╭─ MATERIAL PROVIDED

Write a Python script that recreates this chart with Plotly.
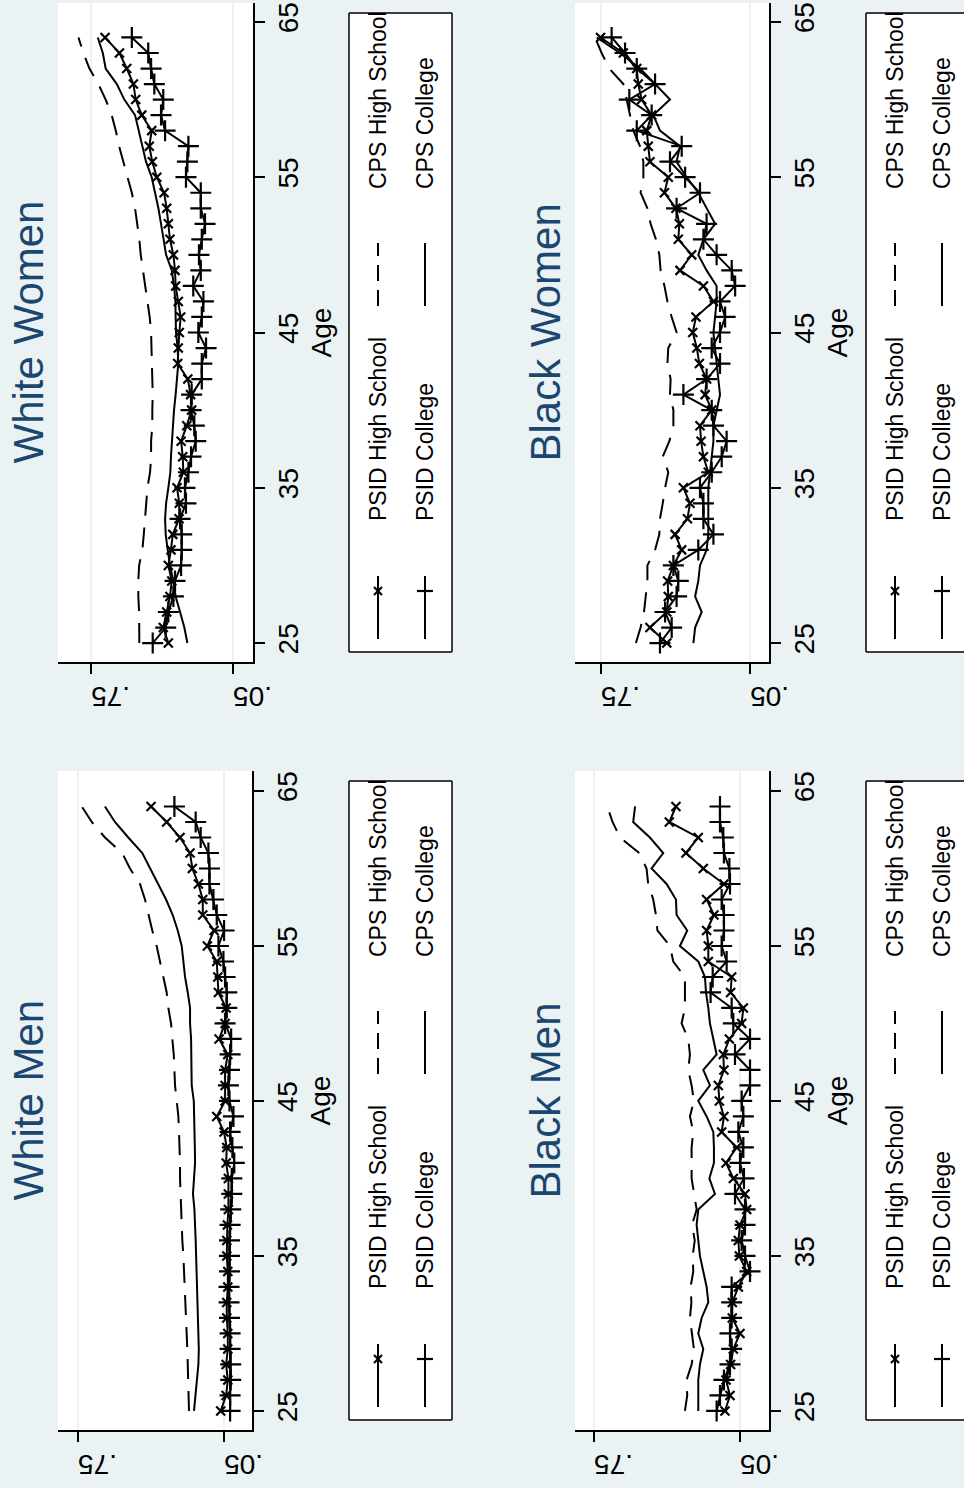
import plotly.graph_objects as go

ages = list(range(25, 65))

# ---- White Women (ages 25..64)
ww_psid_hs = [.369,.394,.377,.361,.352,.369,.356,.347,.316,.315,.326,.295,.298,.306,.278,.254,.259,.273,.323,.320,
              .315,.308,.320,.333,.336,.344,.361,.369,.377,.390,.426,.448,.463,.451,.500,.530,.541,.574,.610,.681]
ww_psid_col = [.446,.382,.369,.344,.336,.306,.303,.303,.311,.282,.287,.270,.257,.234,.241,.257,.254,.204,.204,.183,
               .221,.204,.196,.246,.209,.218,.204,.188,.209,.209,.282,.275,.270,.385,.405,.394,.438,.454,.468,.549]
ww_cps_hs = [.512,.512,.513,.517,.517,.513,.497,.490,.484,.477,.472,.459,.454,.454,.448,.448,.446,.448,.449,.451,
             .454,.461,.472,.484,.492,.505,.512,.522,.533,.549,.569,.591,.612,.628,.648,.678,.714,.758,.788,.812]
ww_cps_col = [.275,.290,.311,.333,.344,.361,.372,.382,.385,.380,.369,.359,.356,.352,.346,.341,.333,.328,.320,.323,
              .331,.333,.334,.341,.352,.380,.394,.405,.418,.435,.451,.479,.497,.517,.533,.586,.623,.678,.692,.717]

# ---- White Men
wm_psid_hs = [.066,.040,.032,.040,.032,.032,.037,.037,.032,.032,.037,.037,.034,.029,.029,.029,.040,.037,.050,.085,.045,
              .045,.045,.032,.074,.045,.040,.077,.080,.085,.130,.098,.152,.152,.173,.202,.213,.261,.325,.400]
wm_psid_col = [.021,.021,.018,.018,.021,.021,.024,.026,.026,.024,.024,.024,.021,.018,.013,.013,.001,.010,.021,.005,.024,
               .029,.024,.021,.016,.045,.037,.037,.045,.053,.077,.050,.085,.101,.120,.120,.125,.162,.186,.288]
wm_cps_hs = [.218,.219,.221,.224,.226,.229,.231,.234,.237,.242,.245,.250,.253,.256,.259,.261,.261,.262,.266,.269,.277,
             .285,.288,.291,.298,.304,.317,.325,.341,.357,.373,.394,.410,.429,.453,.501,.538,.621,.684,.732]
wm_cps_col = [.194,.186,.179,.173,.171,.173,.173,.176,.178,.181,.183,.186,.189,.192,.199,.195,.189,.190,.192,.192,.195,
              .205,.205,.205,.208,.213,.213,.224,.237,.245,.253,.272,.296,.328,.365,.405,.442,.509,.573,.621]

# ---- Black Women
bw_psid_hs = [.441,.520,.441,.434,.437,.410,.371,.402,.344,.332,.363,.246,.269,.280,.285,.230,.261,.254,.288,.300,
              .319,.304,.222,.269,.379,.324,.387,.382,.398,.452,.434,.520,.528,.535,.512,.559,.575,.582,.645,.752]
bw_psid_col = [.473,.418,.449,.395,.387,.410,.293,.222,.269,.269,.285,.230,.183,.160,.222,.230,.363,.254,.191,.230,
               .191,.167,.191,.120,.136,.207,.269,.254,.395,.285,.355,.426,.371,.582,.512,.617,.496,.582,.637,.700]
bw_cps_hs = [.586,.564,.548,.539,.532,.532,.496,.476,.473,.460,.449,.434,.460,.429,.410,.410,.426,.423,.438,.434,
             .395,.418,.438,.452,.470,.476,.492,.517,.532,.564,.551,.551,.567,.598,.614,.629,.645,.711,.747,.778]
bw_cps_col = [.316,.308,.277,.308,.293,.285,.254,.246,.246,.246,.246,.238,.230,.222,.222,.207,.191,.199,.207,.214,
              .222,.214,.207,.207,.254,.293,.269,.214,.254,.293,.348,.395,.379,.473,.504,.426,.496,.567,.661,.770]

# ---- Black Men
bm_psid_hs = [.122,.098,.117,.095,.082,.050,.087,.087,.058,.018,.053,.058,.050,.018,.026,.082,.117,.066,.138,.127,.149,
              .154,.127,.130,.101,.042,.034,.095,.090,.202,.202,.210,.175,.210,.127,.226,.309,.250,.389,.357]
bm_psid_col = [.162,.146,.127,.098,.090,.098,.090,.090,.090,.002,.026,.042,.026,.026,.074,.031,.050,.034,.058,.034,.042,
               .002,.002,.074,.002,.082,.090,.191,.181,.114,.138,.127,.127,.138,.098,.101,.127,.130,.146,.146]
bm_cps_hs = [.314,.303,.306,.282,.271,.282,.290,.283,.287,.274,.277,.267,.280,.258,.271,.282,.282,.282,.274,.290,.271,
             .282,.298,.290,.298,.330,.314,.314,.314,.370,.386,.446,.453,.466,.490,.498,.533,.625,.661,.686]
bm_cps_col = [.250,.250,.250,.242,.226,.250,.234,.202,.210,.226,.242,.250,.258,.250,.170,.197,.175,.175,.178,.210,.250,
              .194,.226,.162,.178,.194,.202,.213,.218,.250,.338,.303,.354,.357,.402,.474,.418,.482,.562,.553]

series_names = ["PSID High School", "PSID College", "CPS High School", "CPS College"]
titles = ["White Women", "Black Women", "White Men", "Black Men"]
age_ticks = [25, 35, 45, 55, 65]
val_ticks = [0.05, 0.75]
val_tick_text = [".05", ".75"]

W, H = 964, 1488
BG = "#eaf2f3"
TITLE_COLOR = "#1a476f"
FONT = "Liberation Sans, Arial, Helvetica, sans-serif"

def px(x):
    return min(x, W) / W

def py(y):
    return 1 - y / H

panels = [
    dict(data=[ww_psid_hs, ww_psid_col, ww_cps_hs, ww_cps_col], box=(58, 253, 3, 662),
         vrange=[0.913, -0.0485], arange=[23.78, 66.22], title=titles[0]),
    dict(data=[bw_psid_hs, bw_psid_col, bw_cps_hs, bw_cps_col], box=(575, 769, 3, 662),
         vrange=[0.872, -0.039], arange=[23.78, 66.22], title=titles[1]),
    dict(data=[wm_psid_hs, wm_psid_col, wm_cps_hs, wm_cps_col], box=(58, 252, 771, 1430),
         vrange=[0.846, -0.084], arange=[23.77, 66.29], title=titles[2]),
    dict(data=[bm_psid_hs, bm_psid_col, bm_cps_hs, bm_cps_col], box=(575, 769, 771, 1430),
         vrange=[0.841, -0.089], arange=[23.77, 66.29], title=titles[3]),
]

styles = [
    dict(mode="lines+markers", line=dict(color="black", width=2),
         marker=dict(symbol="x-thin", size=9, line=dict(color="black", width=2.2))),
    dict(mode="lines+markers", line=dict(color="black", width=2),
         marker=dict(symbol="cross-thin", size=15, line=dict(color="black", width=2.2))),
    dict(mode="lines", line=dict(color="black", width=2, dash="20px,12px")),
    dict(mode="lines", line=dict(color="black", width=2)),
]

fig = go.Figure()
shapes = []
annotations = []

def seg(x0, y0, x1, y1, width=2, dash=None):
    ln = dict(color="black", width=width)
    if dash:
        ln["dash"] = dash
    return dict(type="line", xref="paper", yref="paper", x0=px(x0), x1=px(x1),
                y0=py(y0), y1=py(y1), line=ln)

for i, p in enumerate(panels):
    n = "" if i == 0 else str(i + 1)
    xa, ya = "x" + n, "y" + n
    for s, vals in enumerate(p["data"]):
        fig.add_trace(go.Scatter(x=vals, y=ages, xaxis=xa, yaxis=ya, name=series_names[s],
                                 showlegend=False, hoverinfo="skip", **styles[s]))
    l, r, t, b = p["box"]
    fig.update_layout(**{
        "xaxis" + n: dict(domain=[px(l), px(r)], range=p["vrange"], anchor=ya, automargin=False,
                          tickvals=val_ticks, ticktext=val_tick_text, tickangle=180,
                          ticks="outside", ticklen=10, tickwidth=1.5, tickcolor="black",
                          ticklabelstandoff=8,
                          showline=True, linecolor="black", linewidth=1.5,
                          showgrid=True, gridcolor=BG, gridwidth=2, zeroline=False,
                          tickfont=dict(size=28, family=FONT, color="black"), fixedrange=True),
        "yaxis" + n: dict(domain=[py(b), py(t)], range=p["arange"], anchor=xa, side="right",
                          automargin=False,
                          tickvals=age_ticks, tickangle=-90,
                          ticks="outside", ticklen=10, tickwidth=1.5, tickcolor="black",
                          showline=True, linecolor="black", linewidth=1.5,
                          showgrid=False, zeroline=False,
                          title=dict(text="Age", font=dict(size=28, family=FONT, color="black"), standoff=8),
                          tickfont=dict(size=28, family=FONT, color="black"), fixedrange=True),
    })
    annotations.append(dict(text=p["title"], x=px(l - 30), y=py((t + b) / 2), xref="paper", yref="paper",
                            textangle=-90, showarrow=False, xanchor="center", yanchor="middle",
                            font=dict(size=42, family=FONT, color=TITLE_COLOR)))
    lx0 = 349 if l < 400 else 866
    lx1 = lx0 + 103
    ly0 = t + 10
    ly1 = b - 10
    shapes.append(dict(type="rect", xref="paper", yref="paper", x0=px(lx0), x1=px(lx1),
                       y0=py(ly1), y1=py(ly0), line=dict(width=0), fillcolor="white", layer="below"))
    shapes.append(seg(lx0, ly0, lx0, ly1, 1.5))
    shapes.append(seg(lx0, ly0, lx1, ly0, 1.5))
    shapes.append(seg(lx0, ly1, lx1, ly1, 1.5))
    if lx1 <= W:
        shapes.append(seg(lx1, ly0, lx1, ly1, 1.5))
    c1, c2 = lx0 + 29, lx0 + 76
    for cx in (c1, c2):
        shapes.append(seg(cx, ly0 + 563, cx, ly0 + 626))
    mk = ly0 + 578
    shapes.append(seg(c1 - 4, mk - 4, c1 + 4, mk + 4, 2.2))
    shapes.append(seg(c1 - 4, mk + 4, c1 + 4, mk - 4, 2.2))
    shapes.append(seg(c2 - 8, mk, c2 + 8, mk, 2.2))
    shapes.append(seg(c1, ly0 + 293, c1, ly0 + 230, 2, "16px,9px"))
    shapes.append(seg(c2, ly0 + 293, c2, ly0 + 230, 2))
    for cx, yb, txt in [(c1, ly0 + 510, series_names[0]), (c2, ly0 + 510, series_names[1]),
                        (c1, ly0 + 178, series_names[2]), (c2, ly0 + 178, series_names[3])]:
        annotations.append(dict(text=txt, x=px(cx), y=py(yb), xref="paper", yref="paper",
                                textangle=-90, showarrow=False, xanchor="center", yanchor="bottom",
                                font=dict(size=23, family=FONT, color="black")))

fig.update_layout(width=W, height=H, autosize=False,
                  margin=dict(l=0, r=0, t=0, b=0, pad=0, autoexpand=False),
                  paper_bgcolor=BG, plot_bgcolor="white", showlegend=False,
                  shapes=shapes, annotations=annotations)

fig.write_html("out.html",
               config={"displayModeBar": False, "responsive": False},
               post_script=("var de=document.documentElement, bd=document.body;"
                            "de.style.overflow='hidden'; bd.style.overflow='hidden';"
                            "bd.style.margin='0'; bd.style.padding='0';"
                            "bd.style.background='" + BG + "';"))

╰─

**YOUR GOAL**. Every line from the top of the material above through the line with "ages = list(range(25, 65))" should be duplicated exactly, please; leave out the pictures.

**OUTPUT FOR THIS EXERCISE**.
Write a Python script that recreates this chart with Plotly.
import plotly.graph_objects as go

ages = list(range(25, 65))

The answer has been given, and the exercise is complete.